4. It is contended by the petitioner that as the said amount was not paid by the respondent Company the petitioner issued a notice dated 18.07.2005 under Section 433(e) read with Section 434 of the Act and raised a demand of Rs. 10,13,446/- along with interest @ 18% p.a. from the due date of payment till 31.05.2005. The petitioner-Company in the said statutory notice, raised a requisition that if the payment is not made within a period of three weeks, the petitioner would file a winding up petition before this Court under Section 433(e) of the Act. It is the case of the petitioner that a very vague reply was given to the aforesaid statutory notice by the respondent-Company. It is the case of the petitioner that on causing search for the Office of the Registrar of Companies it has reveled that the respondent-Company has not filed annual return for the years ending on 31.03.2004 and 31.03.2005. It is the case of the petitioner that the respondent-Company has heavily indebted and the financial substratum of the respondent-Company has gone down and the respondent-Company has become commercially insolvent and, therefore, by way of this petition the petitioner-Company has prayed for winding up of the respondent-Company.

5. Upon notice being issued by this Court the respondent-Company, through its authorized signatory, has filed affidavit-in-reply and has denied the contentions raised by the petitioner-Company wherein it is contended that no such amount has been received by the respondent-Company towards loan. It is further submitted that as stated in the petition and has relied upon the audited balance sheet it was contended that no loans are outstanding as on 31.03.2003. It is also contended by the respondent-Company that the present petition is filed only with a view to harass the respondent-Company.
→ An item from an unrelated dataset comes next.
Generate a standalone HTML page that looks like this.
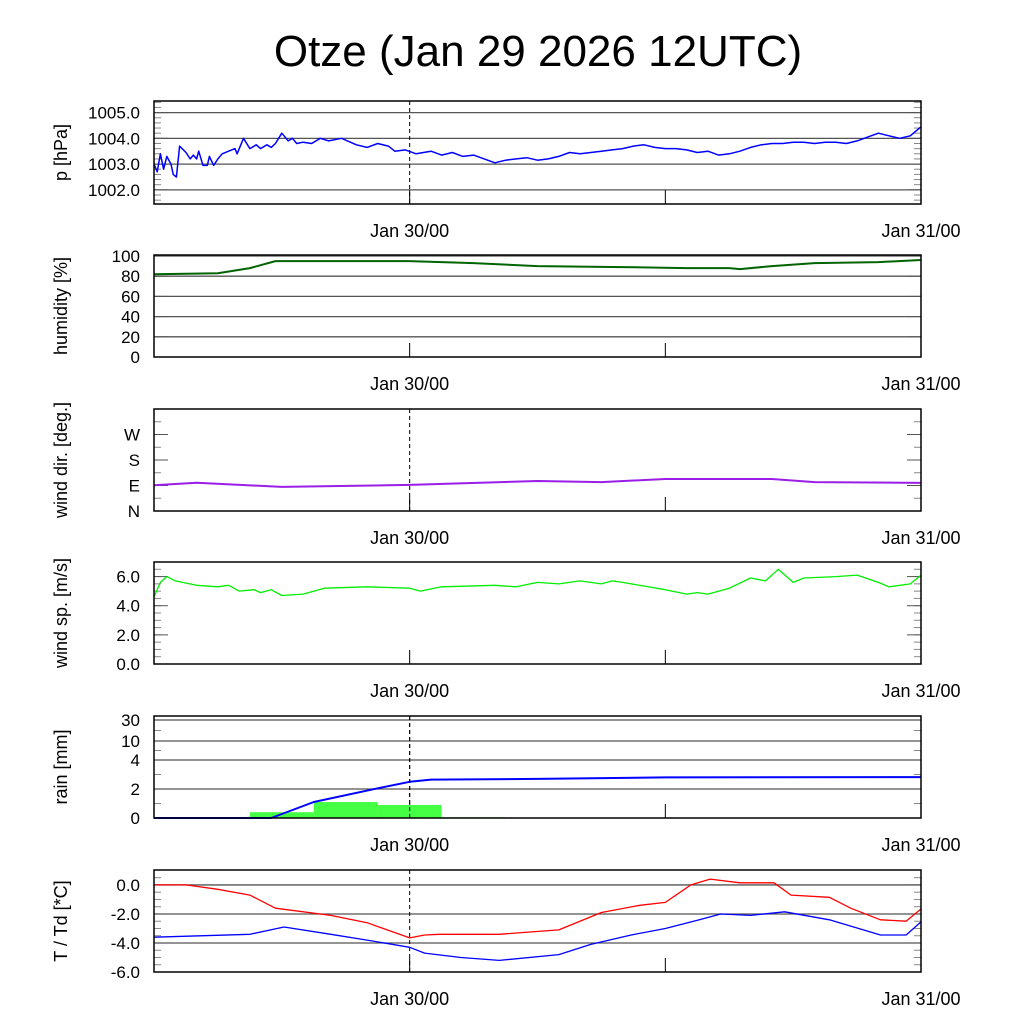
<!DOCTYPE html>
<html><head><meta charset="utf-8"><style>
body{margin:0;background:#fff;}
svg{display:block;font-family:"Liberation Sans",sans-serif;}
</style></head><body>
<svg id="c" width="1024" height="1024">
<text x="538" y="66" font-size="44" text-anchor="middle">Otze (Jan 29 2026 12UTC)</text>
</svg>
<script>
// hours since Jan 29 12UTC
const pT=[0,0.15,0.3,0.45,0.6,0.8,0.9,1.05,1.2,1.5,1.7,1.85,2.0,2.1,2.3,2.5,2.6,2.8,3.0,3.2,3.5,3.8,3.9,4.2,4.5,4.8,5.0,5.3,5.5,5.7,6.0,6.3,6.5,6.7,7.0,7.4,7.8,8.2,8.8,9.5,10,10.5,11,11.3,11.8,12.3,13,13.5,14,14.5,15,15.5,16,16.5,17,17.5,18,18.5,19,19.5,20,20.5,21,21.5,22,22.5,23,23.5,24,24.5,25,25.5,26,26.5,27,27.5,28,28.5,29,29.5,30,30.5,31,31.5,32,32.5,33,33.5,34,34.5,35,35.5,36];
const pV=[1003.0,1002.7,1003.4,1002.8,1003.3,1003.0,1002.6,1002.5,1003.7,1003.45,1003.2,1003.35,1003.2,1003.5,1002.95,1002.95,1003.3,1002.95,1003.2,1003.4,1003.5,1003.6,1003.4,1004.0,1003.6,1003.75,1003.6,1003.75,1003.65,1003.8,1004.2,1003.9,1004.0,1003.8,1003.85,1003.8,1004.0,1003.9,1004.0,1003.75,1003.65,1003.8,1003.7,1003.5,1003.55,1003.4,1003.5,1003.35,1003.45,1003.3,1003.35,1003.2,1003.05,1003.15,1003.2,1003.25,1003.15,1003.2,1003.3,1003.45,1003.4,1003.45,1003.5,1003.55,1003.6,1003.7,1003.75,1003.65,1003.6,1003.6,1003.55,1003.45,1003.5,1003.35,1003.4,1003.5,1003.65,1003.75,1003.8,1003.8,1003.85,1003.85,1003.8,1003.85,1003.85,1003.8,1003.9,1004.05,1004.2,1004.1,1004.0,1004.1,1004.45];
const hT=[0,3,4.5,5.7,8,12,15,18,22,25,27,27.5,29,31,34,36];
const hV=[82,83,88,95,95,95,93,90,89,88,88,87,90,93,94,96];
const dT=[0,2,6,12,18,21,24,29,31,36];
const dV=[91,100,85,92,106,102,113,113,102,99];
const wT=[0,0.3,0.6,1,2,3,3.5,4,4.7,5,5.5,6,7,8,10,12,12.5,13.5,16,17,18,19,20,21,21.5,22,24,25,25.5,26,27,28,28.7,29.3,30,30.5,32,33,34,34.5,35.5,36];
const wV=[4.6,5.6,6.0,5.7,5.4,5.3,5.4,5.0,5.1,4.9,5.1,4.7,4.8,5.2,5.3,5.2,5.0,5.3,5.4,5.3,5.6,5.5,5.7,5.5,5.7,5.6,5.1,4.8,4.9,4.8,5.2,5.9,5.7,6.5,5.6,5.9,6.0,6.1,5.6,5.3,5.5,6.1];
const rainStart=[4.5,7.5,10.5,13.5,19.5];
const rainVal=[0.4,1.1,0.9,0.05,0.03];
const cT=[0,5.5,7.5,10.5,12,13,18,24,36];
const cV=[0,0,1.1,2.05,2.5,2.65,2.7,2.8,2.82];
const tT=[0,1.5,2,3,4.5,5.7,8.3,10,12,12.7,13.4,16.2,19,21,22.8,24,25.2,26.1,27.5,29.1,29.9,31.7,32.7,34.1,35.3,36];
const tV=[0,0,-0.1,-0.3,-0.7,-1.6,-2.1,-2.6,-3.65,-3.45,-3.4,-3.4,-3.1,-1.9,-1.4,-1.2,0,0.4,0.15,0.15,-0.7,-0.85,-1.6,-2.4,-2.5,-1.65];
const tdT=[0,4.5,6.1,8.3,10,12,12.7,14.4,16.2,19,20.5,22.4,24,25.6,26.6,28,29.6,31.7,34.1,35.3,36];
const tdV=[-3.6,-3.4,-2.9,-3.4,-3.8,-4.3,-4.7,-5.0,-5.2,-4.8,-4.1,-3.45,-3.0,-2.4,-2.0,-2.1,-1.85,-2.4,-3.45,-3.45,-2.55];

const svg=document.getElementById('c');const NS='http://www.w3.org/2000/svg';
const X0=154,X1=921;
function xs(h){return X0+h*(X1-X0)/36;}
function mk(tag,at,parent){const e=document.createElementNS(NS,tag);for(const k in at)e.setAttribute(k,at[k]);(parent||svg).appendChild(e);return e;}
function panel(name,top,bot,ymap,grid,labels,minor,title,dashed){
  const g=mk('g',{});
  
  
  grid.forEach(v=>{mk('line',{x1:X0,x2:X1,y1:ymap(v),y2:ymap(v),stroke:'#555','stroke-width':1.3},g);});
  minor.forEach(v=>{const y=ymap(v);mk('line',{x1:X0,x2:X0+7,y1:y,y2:y,stroke:'#888'},g);mk('line',{x1:X1-7,x2:X1,y1:y,y2:y,stroke:'#888'},g);});
  labels.forEach(([v,t])=>{const y=ymap(v);mk('line',{x1:X0,x2:X0+14,y1:y,y2:y,stroke:'#555'},g);mk('line',{x1:X1-14,x2:X1,y1:y,y2:y,stroke:'#555'},g);
    const tx=mk('text',{x:140,y:y+6,'font-size':17,'text-anchor':'end'},g);tx.textContent=t;
    
    });
  [12,24].forEach(h=>mk('line',{x1:xs(h),x2:xs(h),y1:bot-14,y2:bot,stroke:'#000'},g));
  if(dashed)mk('line',{x1:xs(12),x2:xs(12),y1:top,y2:bot,stroke:'#000','stroke-dasharray':'4,3'},g);
  [[12,'Jan 30/00'],[36,'Jan 31/00']].forEach(([h,t])=>{const tx=mk('text',{x:xs(h),y:bot+33,'font-size':18,'text-anchor':'middle'},g);tx.textContent=t;
    
    });
  const ty=(top+bot)/2;const tt=mk('text',{x:0,y:0,'font-size':18,'text-anchor':'middle',transform:`translate(67,${ty}) rotate(-90)`},g);tt.textContent=title;
  
  
  return g;
}
function frame(g,top,bot){mk('rect',{x:X0,y:top,width:X1-X0,height:bot-top,fill:'none',stroke:'#000','stroke-width':1.5},g);}
function line(g,T,V,ymap,color,name,w){const d=T.map((t,i)=>(i?'L':'M')+xs(t).toFixed(1)+','+ymap(V[i]).toFixed(1)).join('');
  const p=mk('path',{d:d,fill:'none',stroke:color,'stroke-width':w||1.5,'stroke-linejoin':'round'},g);
  
  }
function lin(top,bot,lo,hi){return v=>bot-(v-lo)*(bot-top)/(hi-lo);}
function range(a,b,s){const r=[];for(let v=a;v<=b+1e-9;v+=s)r.push(+v.toFixed(3));return r;}

let ym=lin(101,204,1001.45,1005.45);
let g=panel('pressure',101,204,ym,[1002,1003,1004,1005],[[1002,'1002.0'],[1003,'1003.0'],[1004,'1004.0'],[1005,'1005.0']],range(1001.6,1005.4,0.2),'p [hPa]',true);
line(g,pT,pV,ym,'#0000ff','pressure-line');frame(g,101,204);

ym=lin(255,357,0,101);
g=panel('humidity',255,357,ym,[20,40,60,80,100],[[0,'0'],[20,'20'],[40,'40'],[60,'60'],[80,'80'],[100,'100']],[],'humidity [%]',false);
line(g,hT,hV,ym,'#006400','humidity-line',2);frame(g,255,357);

ym=lin(409,511,0,360);
g=panel('wind-dir',409,511,ym,[],[[0,'N'],[90,'E'],[180,'S'],[270,'W']],range(45,315,90),'wind dir. [deg.]',true);
line(g,dT,dV,ym,'#9a1ee6','wind-dir-line',2);frame(g,409,511);

ym=lin(562,664,0,7);
g=panel('wind-speed',562,664,ym,[],[[0,'0.0'],[2,'2.0'],[4,'4.0'],[6,'6.0']],range(0.5,6.5,0.5),'wind sp. [m/s]',false);
line(g,wT,wV,ym,'#00ee00','wind-speed-line',1.3);frame(g,562,664);

const rp=[[0,818],[4,760],[10,741],[30,720],[40,716]];
ym=v=>{for(let i=1;i<rp.length;i++){if(v<=rp[i][0]){const a=rp[i-1],b=rp[i];return a[1]+(v-a[0])*(b[1]-a[1])/(b[0]-a[0]);}}return 716;};
g=panel('rain',716,818,ym,[2,4,10,30],[[0,'0'],[2,'2'],[4,'4'],[10,'10'],[30,'30']],[1,3,7,20],'rain [mm]',true);
rainStart.forEach((s,i)=>{const r=mk('rect',{x:xs(s),y:ym(rainVal[i]),width:xs(s+3)-xs(s),height:818-ym(rainVal[i]),fill:i==4?'#22aa22':'#44ff44'},g);
  
  });
line(g,cT,cV,ym,'#0000ff','cumulative-rain-line',2);
mk('line',{x1:xs(12),x2:xs(12),y1:716,y2:818,stroke:'#000','stroke-dasharray':'4,3'},g);
frame(g,716,818);

ym=lin(870,972,-6,1.03);
g=panel('temperature',870,972,ym,[0,-2,-4],[[-6,'-6.0'],[-4,'-4.0'],[-2,'-2.0'],[0,'0.0']],range(-5.5,0.5,0.5),'T / Td [*C]',true);
line(g,tT,tV,ym,'#ff0000','temperature-line',1.3);
line(g,tdT,tdV,ym,'#0000ff','dewpoint-line',1.3);frame(g,870,972);
</script>
</body></html>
It is further contended that the petitioner-Company was engaged in trading of various items of Soda Ash and others, there were transactions of purchase and sales between the parties. It is the case of the respondent-Company that there are three companies of the petitioner-Company and four companies of the respondent-Company wherein such transactions took place. However, it is contended by the respondent-Company that it had never sought any amount from the petitioner-Company towards the money lender i.e. towards the dues. It was further contended by the respondent-Company that the amount raised in the invoices from June 2000 to May 2001 are disputed and in fact the respondent also has raised a debit note to the tune of Rs. 9,38,525/- as the invoices which were raised by the petitioner-Company, were much higher than the price prevailing in the market. It is therefore contended by the respondent-Company that merely by raising higher amount in the invoices does not entitle the petitioner to receive the payment as per the invoices raised. The respondent-Company has therefore contended that no dues are outstanding and the petitioner-Company is not entitled to recover amount of Rs. 10,13,446/-. It is also contended that the averments made in the petition are untrue. It is the case of the respondent-Company that the financial substratum of the respondent-Company has not gone down and has denied the fact that it has become commercially insolvent.

6. In response to the aforesaid affidavit-in-reply of the respondent-Company, rejoinder was also filed by the petitioner-Company denying the contentions raised by the respondent-Company in the affidavit-in-reply and has contended that the averments made in the affidavit-in-reply are not true. It is also contended that the petitioner-Company has never received any such debit note and such debit note is not even produced by the respondent-Company and has reiterated the contentions raised in the petition. It is also contended that the respondent-Company has received the accounts and has never disputed the contents thereof and has therefore prayed that the respondent-Company be ordered to be wound up as prayed for in the present petition.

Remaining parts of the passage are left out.